**** Material provided ****

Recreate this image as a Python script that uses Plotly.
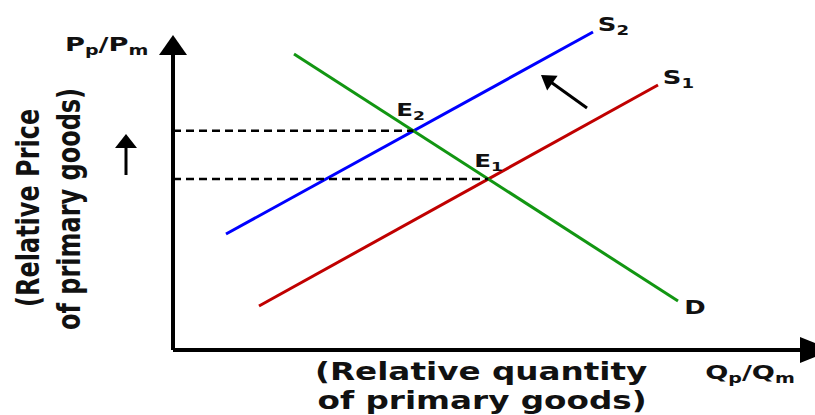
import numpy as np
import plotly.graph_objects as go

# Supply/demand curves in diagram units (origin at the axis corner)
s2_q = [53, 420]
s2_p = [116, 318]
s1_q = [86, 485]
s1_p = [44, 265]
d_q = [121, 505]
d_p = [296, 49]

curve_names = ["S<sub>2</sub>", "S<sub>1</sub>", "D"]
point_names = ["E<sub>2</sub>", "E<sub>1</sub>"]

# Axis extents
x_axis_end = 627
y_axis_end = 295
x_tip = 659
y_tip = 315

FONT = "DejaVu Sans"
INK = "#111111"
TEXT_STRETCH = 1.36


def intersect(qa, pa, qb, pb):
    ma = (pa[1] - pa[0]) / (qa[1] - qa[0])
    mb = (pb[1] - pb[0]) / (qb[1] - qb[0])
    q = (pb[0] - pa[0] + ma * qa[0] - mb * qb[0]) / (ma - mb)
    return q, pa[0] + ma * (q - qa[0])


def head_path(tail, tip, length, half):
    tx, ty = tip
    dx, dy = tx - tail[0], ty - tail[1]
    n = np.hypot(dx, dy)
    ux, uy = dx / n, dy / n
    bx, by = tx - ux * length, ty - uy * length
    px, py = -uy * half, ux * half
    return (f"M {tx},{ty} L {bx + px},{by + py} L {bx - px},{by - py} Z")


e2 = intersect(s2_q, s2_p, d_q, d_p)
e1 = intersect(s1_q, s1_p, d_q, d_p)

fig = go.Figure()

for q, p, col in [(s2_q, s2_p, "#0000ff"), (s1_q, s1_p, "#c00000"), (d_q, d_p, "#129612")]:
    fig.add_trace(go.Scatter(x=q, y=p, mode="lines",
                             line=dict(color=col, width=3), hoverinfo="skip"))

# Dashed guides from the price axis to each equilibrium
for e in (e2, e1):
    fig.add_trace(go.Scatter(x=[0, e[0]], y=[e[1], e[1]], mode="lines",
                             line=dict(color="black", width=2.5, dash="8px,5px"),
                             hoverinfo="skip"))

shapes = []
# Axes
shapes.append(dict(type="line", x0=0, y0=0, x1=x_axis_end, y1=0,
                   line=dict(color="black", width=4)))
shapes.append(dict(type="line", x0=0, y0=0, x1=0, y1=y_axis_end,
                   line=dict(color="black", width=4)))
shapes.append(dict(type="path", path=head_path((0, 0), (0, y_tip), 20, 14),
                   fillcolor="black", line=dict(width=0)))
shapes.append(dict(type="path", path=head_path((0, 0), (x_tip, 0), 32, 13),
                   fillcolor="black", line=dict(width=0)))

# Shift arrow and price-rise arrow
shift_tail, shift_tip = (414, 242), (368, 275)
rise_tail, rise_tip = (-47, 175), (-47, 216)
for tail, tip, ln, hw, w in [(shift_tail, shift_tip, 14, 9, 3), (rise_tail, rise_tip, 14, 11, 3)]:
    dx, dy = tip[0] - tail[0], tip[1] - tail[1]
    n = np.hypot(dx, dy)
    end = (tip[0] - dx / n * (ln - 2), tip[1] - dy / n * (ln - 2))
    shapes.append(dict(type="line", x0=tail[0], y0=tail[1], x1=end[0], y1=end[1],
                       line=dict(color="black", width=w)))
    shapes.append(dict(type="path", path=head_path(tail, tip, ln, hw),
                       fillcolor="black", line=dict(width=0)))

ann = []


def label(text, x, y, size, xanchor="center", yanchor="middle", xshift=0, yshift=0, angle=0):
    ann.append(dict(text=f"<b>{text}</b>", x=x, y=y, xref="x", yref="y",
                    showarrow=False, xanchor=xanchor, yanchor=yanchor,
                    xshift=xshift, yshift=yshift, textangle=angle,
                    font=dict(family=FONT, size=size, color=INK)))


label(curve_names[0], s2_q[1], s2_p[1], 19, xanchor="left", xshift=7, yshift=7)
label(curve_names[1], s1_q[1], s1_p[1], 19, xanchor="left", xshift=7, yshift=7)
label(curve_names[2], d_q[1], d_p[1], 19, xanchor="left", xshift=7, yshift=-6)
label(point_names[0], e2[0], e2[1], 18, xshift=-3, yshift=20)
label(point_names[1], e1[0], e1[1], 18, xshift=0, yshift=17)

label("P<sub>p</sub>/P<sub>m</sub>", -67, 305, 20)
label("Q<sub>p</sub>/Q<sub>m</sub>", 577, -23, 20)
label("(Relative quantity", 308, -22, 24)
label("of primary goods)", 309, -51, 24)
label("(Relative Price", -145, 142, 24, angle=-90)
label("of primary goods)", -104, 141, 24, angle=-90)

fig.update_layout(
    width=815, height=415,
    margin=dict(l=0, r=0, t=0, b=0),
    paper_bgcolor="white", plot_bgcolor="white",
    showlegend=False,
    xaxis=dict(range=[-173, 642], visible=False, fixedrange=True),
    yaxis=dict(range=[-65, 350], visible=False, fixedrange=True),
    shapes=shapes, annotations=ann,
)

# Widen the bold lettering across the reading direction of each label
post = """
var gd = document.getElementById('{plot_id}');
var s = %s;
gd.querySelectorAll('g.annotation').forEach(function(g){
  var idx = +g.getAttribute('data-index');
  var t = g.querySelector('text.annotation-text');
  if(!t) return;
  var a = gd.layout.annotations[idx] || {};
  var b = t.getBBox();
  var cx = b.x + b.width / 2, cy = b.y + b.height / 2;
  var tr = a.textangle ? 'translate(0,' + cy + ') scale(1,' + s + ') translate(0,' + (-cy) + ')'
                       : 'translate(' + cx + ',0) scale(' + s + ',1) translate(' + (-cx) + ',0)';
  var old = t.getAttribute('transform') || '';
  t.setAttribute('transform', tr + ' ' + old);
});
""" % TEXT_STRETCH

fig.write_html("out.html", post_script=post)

****

What to produce: Return, unchanged, the lines from the first line of the material through the line that holds "return q, pa[0] + ma * (q - qa[0])", inclusive, omitting pictures.

The reply:
Recreate this image as a Python script that uses Plotly.
import numpy as np
import plotly.graph_objects as go

# Supply/demand curves in diagram units (origin at the axis corner)
s2_q = [53, 420]
s2_p = [116, 318]
s1_q = [86, 485]
s1_p = [44, 265]
d_q = [121, 505]
d_p = [296, 49]

curve_names = ["S<sub>2</sub>", "S<sub>1</sub>", "D"]
point_names = ["E<sub>2</sub>", "E<sub>1</sub>"]

# Axis extents
x_axis_end = 627
y_axis_end = 295
x_tip = 659
y_tip = 315

FONT = "DejaVu Sans"
INK = "#111111"
TEXT_STRETCH = 1.36


def intersect(qa, pa, qb, pb):
    ma = (pa[1] - pa[0]) / (qa[1] - qa[0])
    mb = (pb[1] - pb[0]) / (qb[1] - qb[0])
    q = (pb[0] - pa[0] + ma * qa[0] - mb * qb[0]) / (ma - mb)
    return q, pa[0] + ma * (q - qa[0])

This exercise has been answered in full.